Cela ne coûte rien puisque c’est déjà installé, disent certains… C’est oublier qu’une centrale s’use et qu’elle devra être remplacée. Il faut donc intégrer le coût de remplacement, à moins de considérer que les centrales nucléaires soient éternelles…

Comme si cela n’était pas suffisant certains ont pu comparer le coût marginal de court terme du nucléaire, trois fois moins élevé que son coût comptable, au coût total de l’éolien. Ce qui permet de comparer un montant de 10 € pour le nucléaire avec les 180 € du coût d’achat de l’éolien offshore. C’est-à-dire un coût marginal de court terme d’un côté, et un prix de vente moyen de l’autre. Ces arguments relèvent de la manipulation ou de l’incompétence.

Cela revient à considérer que les centrales nucléaires sont non seulement éternelles, mais de capacité infinie.

En effet un coût marginal faible ne porte que sur les coûts variables pour le court terme et pour un réacteur qui a une réserve de puissance. Les considérer comme un coût moyen signifie que ces réacteurs n’ont aucune limite de puissance et ne s’usent jamais. Cela laisse rêveur…

Le coût de l’intermittence

D’autres ont tenu le raisonnement suivant : puisque la production éolienne est fluctuante, il faut comparer le coût total de l’éolien, d’un côté, au seul coût du carburant économisé sur les centrales à gaz lorsqu’il y a du vent, de l’autre. Car celles-ci doivent de toute façon être construites et entretenues en appui de la production éolienne. Plus subtil, mais erroné. Tout d’abord on a vu qu’il ne faut pas inclure seulement le coût du carburant mais également l’usure d’utilisation – donc le capital fixe — dans le coût marginal. En effet une centrale à gaz s’use beaucoup plus vite quand on s’en sert !

De plus les réserves de puissance nécessaires pour compenser les fluctuations de la production éolienne existent déjà. Car il est possible d’utiliser en partie celles qui sont déjà là pour pallier les déficiences brutales et massives qui surviennent en cas de pannes dans les filières conventionnelles, ou pour pallier la fluctuation rapide de la demande.

Or les réserves de puissance nécessaires ne s’additionnent pas mais se mutualisent en partie.
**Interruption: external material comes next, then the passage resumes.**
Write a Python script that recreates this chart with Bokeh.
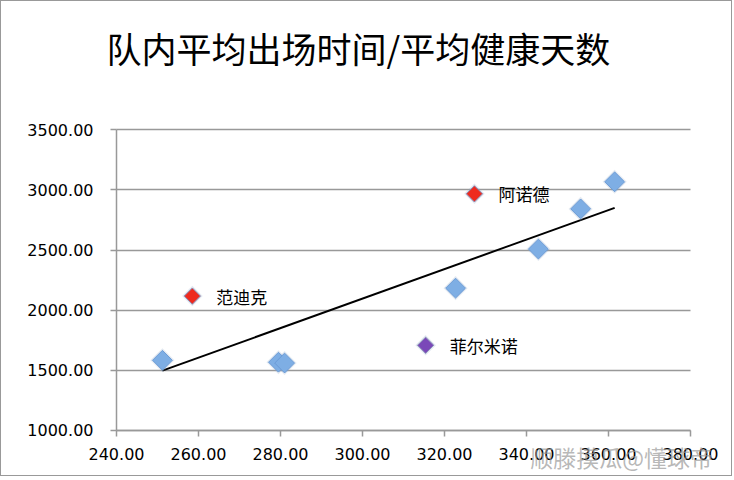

C’est cela qui permet d’absorber les premiers MW éoliens sans qu’aucune capacité supplémentaire de réserve soit nécessaire. Donc sans avoir à construire de centrales à combustible fossile. Les ingénieurs du gestionnaire de réseau français, RTE (3), disent que notre réseau peut absorber jusqu’à 10 % d’énergie intermittente solaire ou éolienne, sans augmenter notablement les réserves de puissance. Nous en sommes très loin. Donc en attendant, il faut comparer le coût des énergies électriques en comparant les coûts moyens de production pour un parc futur.

→ On voit qu’il est nécessaire de bien comprendre les différents types de coût et de tenir compte de ce que disent les gestionnaires de réseau pour savoir comment comparer le coût des énergies.